In extreme cases, of course, untreated psychiatric disorders lead to national tragedies like the Virginia Tech shootings, but when I was a college teacher I daily witnessed students with obvious psychiatric problems who ignored my suggestions that they seek treatment. I noticed, for example, students who had wounds on their arms that looked like self-inflicted mutilation and students who habitually kept the sleeves of their sweaters pulled down over their hands so they would not have to touch anything in the outside world.

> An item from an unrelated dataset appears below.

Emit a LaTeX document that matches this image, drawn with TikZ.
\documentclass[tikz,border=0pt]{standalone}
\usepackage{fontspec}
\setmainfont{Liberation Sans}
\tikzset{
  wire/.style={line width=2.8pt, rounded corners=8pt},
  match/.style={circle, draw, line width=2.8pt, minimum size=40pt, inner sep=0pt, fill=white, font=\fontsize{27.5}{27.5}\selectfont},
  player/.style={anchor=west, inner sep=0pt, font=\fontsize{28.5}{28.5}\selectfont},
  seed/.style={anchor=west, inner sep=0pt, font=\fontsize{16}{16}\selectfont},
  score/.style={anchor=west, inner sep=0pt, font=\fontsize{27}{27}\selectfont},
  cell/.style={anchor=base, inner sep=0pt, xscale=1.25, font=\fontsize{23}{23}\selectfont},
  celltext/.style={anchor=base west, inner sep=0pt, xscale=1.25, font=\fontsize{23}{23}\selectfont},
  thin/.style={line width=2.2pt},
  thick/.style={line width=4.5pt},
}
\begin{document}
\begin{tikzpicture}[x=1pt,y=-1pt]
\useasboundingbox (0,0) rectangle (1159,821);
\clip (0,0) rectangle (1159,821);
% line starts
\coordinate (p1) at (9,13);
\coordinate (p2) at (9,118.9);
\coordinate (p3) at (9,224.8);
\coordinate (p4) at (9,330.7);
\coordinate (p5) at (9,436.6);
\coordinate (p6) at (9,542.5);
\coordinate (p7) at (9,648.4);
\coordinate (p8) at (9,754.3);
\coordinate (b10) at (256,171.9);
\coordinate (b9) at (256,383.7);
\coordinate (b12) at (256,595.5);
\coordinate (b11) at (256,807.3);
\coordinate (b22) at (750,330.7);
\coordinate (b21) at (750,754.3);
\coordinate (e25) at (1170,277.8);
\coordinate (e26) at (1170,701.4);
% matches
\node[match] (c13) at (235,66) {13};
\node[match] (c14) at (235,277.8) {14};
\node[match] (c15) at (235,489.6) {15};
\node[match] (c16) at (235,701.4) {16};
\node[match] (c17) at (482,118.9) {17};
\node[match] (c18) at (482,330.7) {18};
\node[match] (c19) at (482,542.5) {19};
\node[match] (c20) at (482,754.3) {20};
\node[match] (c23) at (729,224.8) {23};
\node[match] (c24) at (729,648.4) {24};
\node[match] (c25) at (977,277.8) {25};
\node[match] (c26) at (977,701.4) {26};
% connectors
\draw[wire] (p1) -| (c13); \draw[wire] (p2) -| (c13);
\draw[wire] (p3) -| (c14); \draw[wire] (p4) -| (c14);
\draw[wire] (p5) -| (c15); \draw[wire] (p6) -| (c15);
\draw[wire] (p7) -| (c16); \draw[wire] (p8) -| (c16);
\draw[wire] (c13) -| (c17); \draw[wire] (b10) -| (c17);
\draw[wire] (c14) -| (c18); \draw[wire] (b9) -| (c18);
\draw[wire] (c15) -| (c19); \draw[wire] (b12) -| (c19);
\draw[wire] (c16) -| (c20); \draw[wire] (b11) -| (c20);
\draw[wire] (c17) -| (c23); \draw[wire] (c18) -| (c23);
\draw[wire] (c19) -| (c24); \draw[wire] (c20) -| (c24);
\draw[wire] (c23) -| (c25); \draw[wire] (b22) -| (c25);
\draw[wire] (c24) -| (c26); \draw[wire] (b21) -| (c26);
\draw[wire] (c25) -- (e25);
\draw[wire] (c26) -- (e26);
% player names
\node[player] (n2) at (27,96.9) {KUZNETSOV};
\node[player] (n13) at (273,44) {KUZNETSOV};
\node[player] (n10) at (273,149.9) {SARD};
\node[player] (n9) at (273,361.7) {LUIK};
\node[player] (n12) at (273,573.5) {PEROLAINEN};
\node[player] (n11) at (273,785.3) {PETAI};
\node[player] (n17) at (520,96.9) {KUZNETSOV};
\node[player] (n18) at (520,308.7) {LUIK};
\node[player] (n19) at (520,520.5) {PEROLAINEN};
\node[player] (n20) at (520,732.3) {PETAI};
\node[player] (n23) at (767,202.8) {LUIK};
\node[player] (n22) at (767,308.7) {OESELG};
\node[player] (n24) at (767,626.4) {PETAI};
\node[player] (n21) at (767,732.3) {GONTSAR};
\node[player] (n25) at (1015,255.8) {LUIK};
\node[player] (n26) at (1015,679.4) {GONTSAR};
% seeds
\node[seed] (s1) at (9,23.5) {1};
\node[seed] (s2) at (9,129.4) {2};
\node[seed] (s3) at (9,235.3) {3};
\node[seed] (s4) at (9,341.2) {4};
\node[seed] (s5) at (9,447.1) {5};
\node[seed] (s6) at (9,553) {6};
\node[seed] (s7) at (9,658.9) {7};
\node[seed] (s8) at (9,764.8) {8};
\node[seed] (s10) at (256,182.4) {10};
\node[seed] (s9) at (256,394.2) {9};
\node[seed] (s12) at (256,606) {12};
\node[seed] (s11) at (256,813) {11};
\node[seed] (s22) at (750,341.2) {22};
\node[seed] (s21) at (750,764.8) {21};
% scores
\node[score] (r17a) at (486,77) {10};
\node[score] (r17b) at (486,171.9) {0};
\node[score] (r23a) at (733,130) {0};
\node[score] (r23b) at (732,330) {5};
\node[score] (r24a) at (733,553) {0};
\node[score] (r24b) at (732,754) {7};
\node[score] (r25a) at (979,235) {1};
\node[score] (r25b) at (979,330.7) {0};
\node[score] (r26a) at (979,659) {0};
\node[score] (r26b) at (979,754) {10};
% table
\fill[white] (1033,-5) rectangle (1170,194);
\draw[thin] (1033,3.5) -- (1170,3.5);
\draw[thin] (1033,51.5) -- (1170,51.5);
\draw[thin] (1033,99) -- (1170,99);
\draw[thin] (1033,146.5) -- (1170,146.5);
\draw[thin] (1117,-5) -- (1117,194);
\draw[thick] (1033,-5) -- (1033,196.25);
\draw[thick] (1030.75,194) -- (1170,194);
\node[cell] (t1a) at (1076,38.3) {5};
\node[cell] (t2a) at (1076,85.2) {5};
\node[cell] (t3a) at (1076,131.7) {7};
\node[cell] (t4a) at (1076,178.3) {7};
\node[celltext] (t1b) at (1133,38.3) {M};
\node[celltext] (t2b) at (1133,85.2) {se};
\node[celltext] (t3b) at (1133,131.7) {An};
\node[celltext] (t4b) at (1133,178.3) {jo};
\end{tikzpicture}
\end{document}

The college had programs for dealing with students with personality disorders, but they seemed very ineffective to me. Treatment was voluntary and few students wanted to be treated. Students were supposed to inform me the first day of class if they had learning disorders, but this almost never happened. Unlike high schools, where teachers receive files full of information about each student’s individual problems, federal privacy laws prevented the college from sharing information with teachers. We had no idea who we were dealing with in the classroom.
I had a reporter on the student newspaper who had on several occasions deliberately spit on people he was interviewing. Later he threw chairs at people in the news room. It was only then that he admitted that he was being treated for a personality disorder. When I got the college to schedule a meeting with him to discuss how to deal with his problems he refused to show up. The college’s official position was that I could not remove him from the newspaper nor restrict his behavior in any way. The college eventually dismissed him after he injured another student.

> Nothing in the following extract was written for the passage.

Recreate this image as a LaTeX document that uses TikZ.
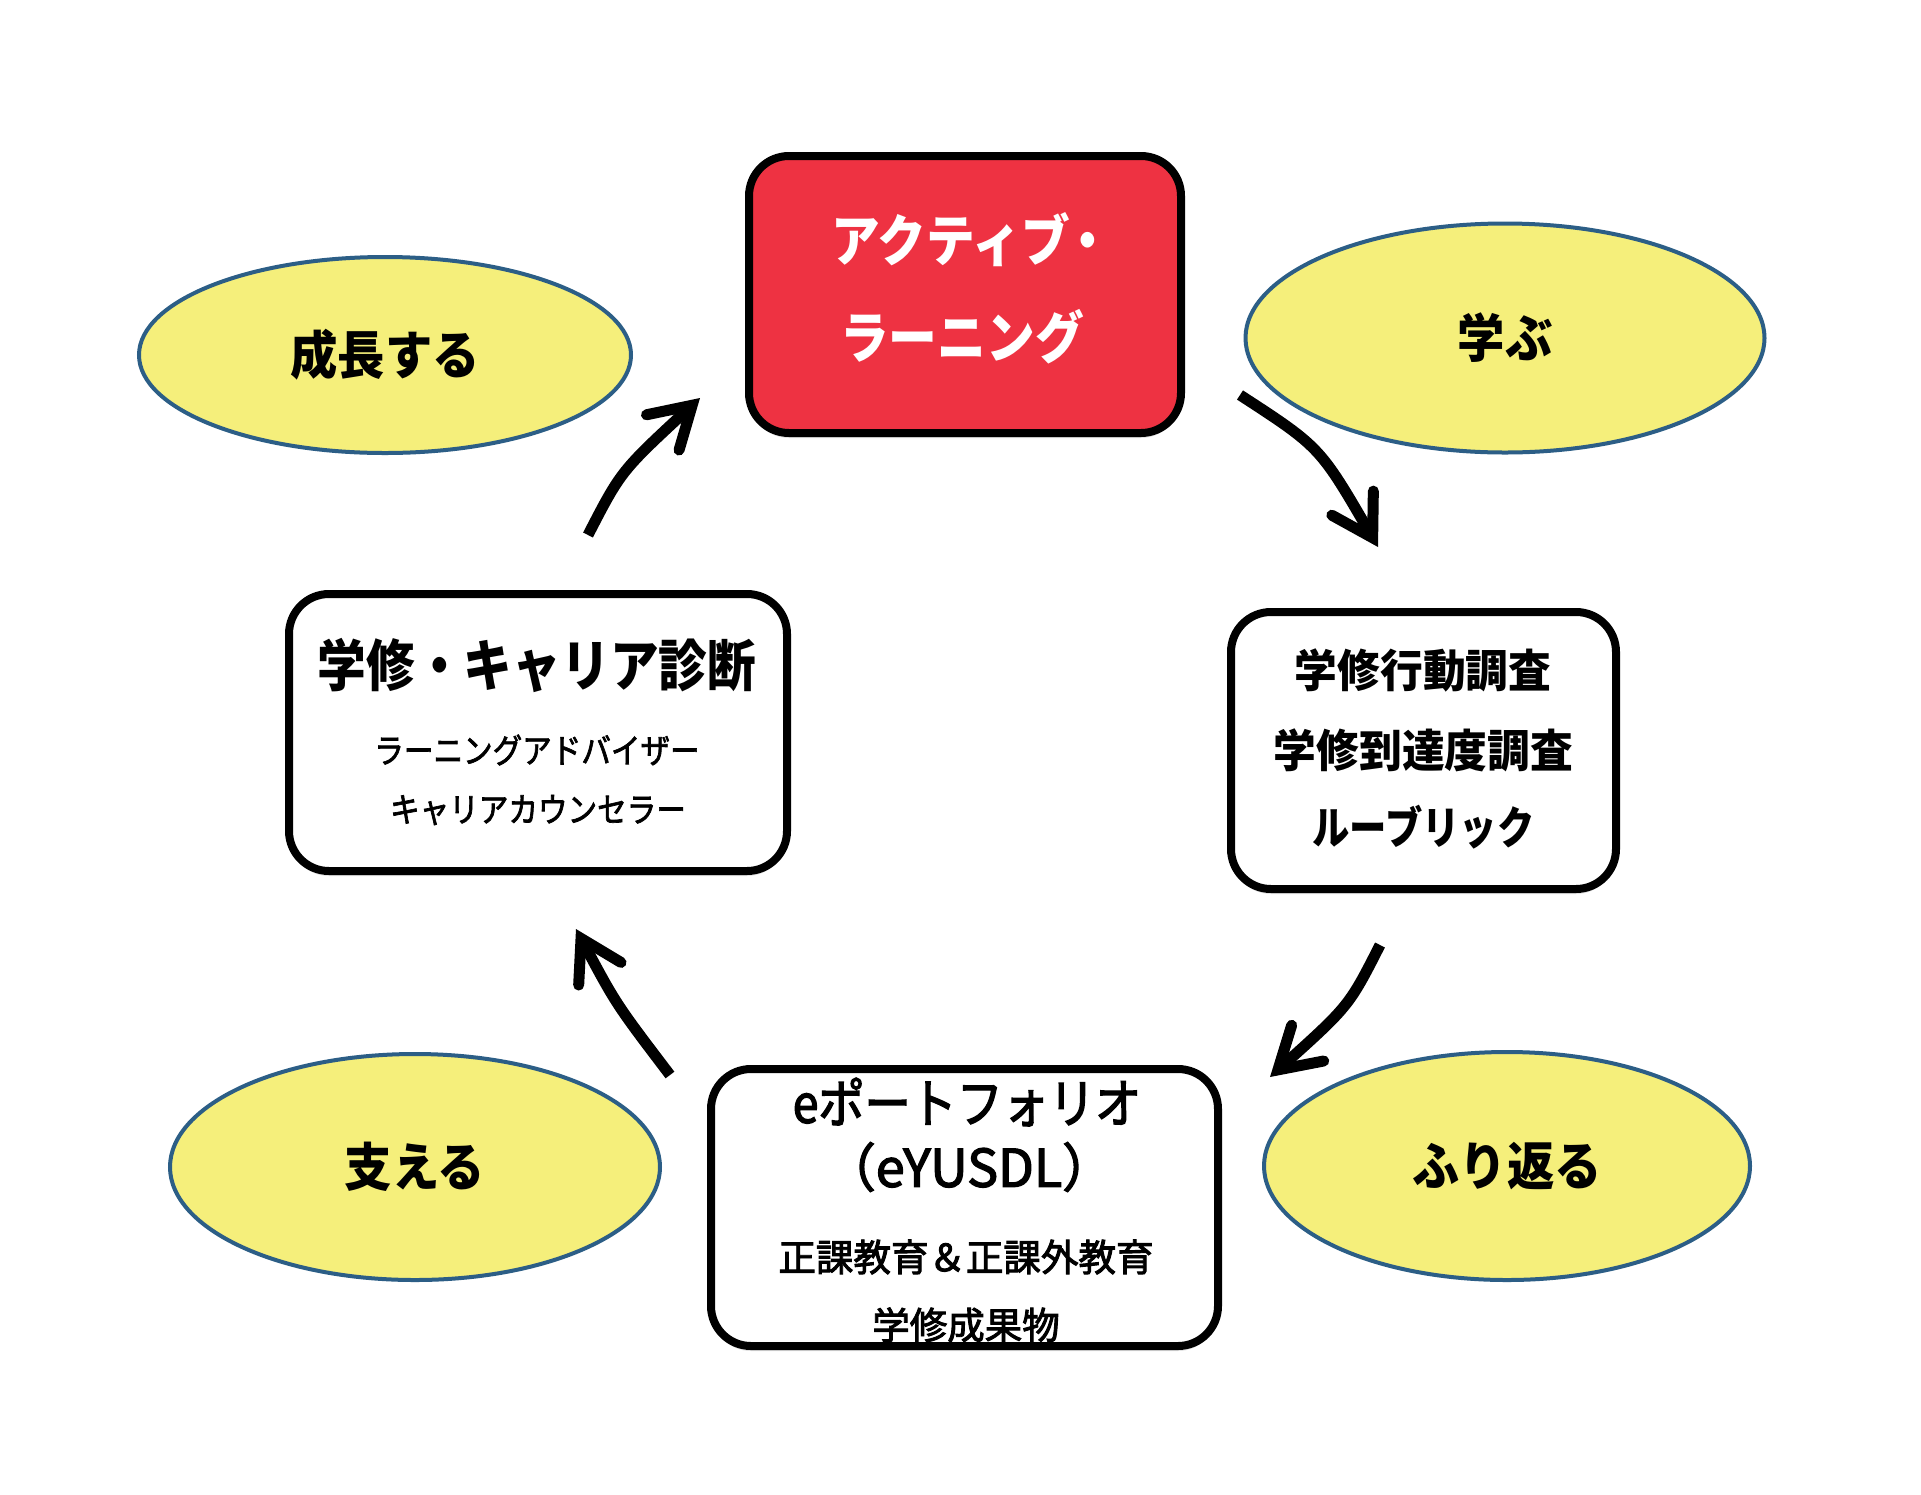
\documentclass[tikz,border=0pt]{standalone}
\usepackage{fontspec}
\newfontfamily\jpn[FakeStretch=0.83]{Noto Sans CJK JP}
\newfontfamily\jpm[FakeStretch=0.87]{Noto Sans CJK JP}
\newfontfamily\jpmb[FakeStretch=0.87,FakeBold=2]{Noto Sans CJK JP}
\newfontfamily\jpe[FakeStretch=0.91]{Noto Sans CJK JP}
\newfontfamily\jpw[FakeStretch=0.95]{Noto Sans CJK JP}
\newfontfamily\jpf[FakeBold=2.5]{Noto Sans CJK JP}
\newfontfamily\jpfb[FakeStretch=0.87,FakeBold=2.5]{Noto Sans CJK JP}
\usetikzlibrary{shapes.geometric,arrows.meta,shadows}
\definecolor{ellfill}{RGB}{245,239,123}
\definecolor{ellline}{RGB}{44,94,134}
\definecolor{alred}{RGB}{238,50,66}
\begin{document}
\begin{tikzpicture}[x=1pt,y=-1pt,
  oval/.style={ellipse, draw=ellline, line width=4pt, fill=ellfill, inner sep=0pt,
    font=\jpe\bfseries\fontsize{52}{60}\selectfont},
  card/.style={rectangle, rounded corners=40pt, draw=black, line width=8pt, fill=white,
    inner sep=0pt, drop shadow={opacity=0.22, shadow xshift=0pt, shadow yshift=-5pt}},
  flow/.style={line width=11pt, line cap=butt,
    -{Straight Barb[length=40pt,width=48pt,line cap=round,line join=miter]}},
  ttl/.style={inner sep=0pt, font=\jpm\bfseries\fontsize{56}{97}\selectfont, align=center},
  sub/.style={inner sep=0pt, font=\jpmb\fontsize{34}{40}\selectfont},
  rline/.style={inner sep=0pt, font=\jpw\bfseries\fontsize{45}{50}\selectfont},
  pline/.style={inner sep=0pt, font=\jpfb\fontsize{53}{60}\selectfont},
  pline2/.style={inner sep=0pt, font=\jpf\fontsize{37.5}{44}\selectfont}]
\useasboundingbox (0,0) rectangle (1921,1494);
\fill[white] (0,0) rectangle (1921,1494);

% ellipses
\node[oval, minimum width=492pt, minimum height=196pt] (grow) at (385,355) {成長する};
\node[oval, minimum width=519pt, minimum height=229pt] (learn) at (1505,338) {学ぶ};
\node[oval, minimum width=490pt, minimum height=226pt] (support) at (415,1167) {支える};
\node[oval, minimum width=486pt, minimum height=228pt] (reflect) at (1507,1166) {ふり返る};

% boxes
\node[card, fill=alred, minimum width=432pt, minimum height=277pt] (al) at (965,294.5) {};
\node[card, minimum width=498pt, minimum height=277pt] (diag) at (538,732.5) {};
\node[card, minimum width=385pt, minimum height=277pt] (survey) at (1423.5,750.5) {};
\node[card, minimum width=507pt, minimum height=277pt] (port) at (964.5,1207.5) {};

% texts
\node[ttl, text=white] (altxt) at (962,288) {アクティブ\kern-6pt・\kern-20pt\\ラーニング};

\node[ttl, font=\jpm\bfseries\fontsize{56}{60}\selectfont] (diag1) at (537,665) {学修・キャリア診断};
\node[sub] (diag2) at (537,750) {ラーニングアドバイザー};
\node[sub] (diag3) at (538,810) {キャリアカウンセラー};

\node[rline] (sv1) at (1423,670) {学修行動調査};
\node[rline] (sv2) at (1423.5,750) {学修到達度調査};
\node[rline, font=\jpn\bfseries\fontsize{45}{50}\selectfont] (sv3) at (1423.5,827) {ルーブリック};

\node[pline] (pt1) at (967,1102) {eポートフォリオ};
\node[pline, font=\jpf\fontsize{52}{60}\selectfont] (pt2) at (969,1167) {（eYUSDL）};
\node[pline2] (pt3) at (966,1257) {正課教育＆正課外教育};
\node[pline2] (pt4) at (966,1325) {学修成果物};

% arrows
\coordinate (a1s) at (588,535);  \coordinate (a1e) at (700,398);
\coordinate (a2s) at (1240,395); \coordinate (a2e) at (1378,547);
\coordinate (a3s) at (1380,945); \coordinate (a3e) at (1270,1077);
\coordinate (a4s) at (670,1075); \coordinate (a4e) at (576,929);
\draw[flow] (a1s) .. controls (621,471) .. (a1e);
\draw[flow] (a2s) .. controls (1320,447) .. (a2e);
\draw[flow] (a3s) .. controls (1349,1006) .. (a3e);
\draw[flow] (a4s) .. controls (616,1004) .. (a4e);
\end{tikzpicture}
\end{document}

Are parents aware that when they send their children to college that 47 percent of their classmates have potentially dangerous personality disorders and that most of these are untreated? Once again, we have new evidence that college campuses are much more dangerous places than parents believe.
I've been reading your blog for some time now, and I've resisted the temptation to comment on many of your postings. However, in this post, you reveal what I think is the fundamental flaw in all the postings I have taken issue with in the past: you are a habitual exaggerator with the journalistic tendencies of a tabloid editor. Your closing sentence suggests that "47 percent of their classmates have potentially dangerous personality disorders". If you even casually read the article from which you got this (itself a popularization of the journal paper), it states clearly--in the first sentence--that psychiatric disorders are common among young people regardless of whether or not they are in college! Furthermore, the only 47% number quoted is for students *not* enrolled in college (and it is actually 47.7%--or 48%, if you are using only two significant figures and are numerate). It is as though you carefully pick the biggest, scariest numbers you can find, apply them to "students" and then apply moral panic language backed only with personal anecdotes, none of which constitute *data*. By the data in the latter article, and your own paternalistic logic, parents should make sure their 18-24 year olds spend as little time as possible with peers, as there 45-48% of them may have "potentially dangerous" personality disorders. Finally, your headline: technically true, but surely misleading. Students do in fact lie, cheat, steal, and have mental illnesses. But, taken as a sample, so do nearly every other population of humans. In fact, some of the data you provide suggest that students differ from their non-student peers only in that they are less likely to smoke and abuse drugs and more likely to drink to excess! One would think that with your strong anti-alcohol for students bias, you would have amplified that last point, too.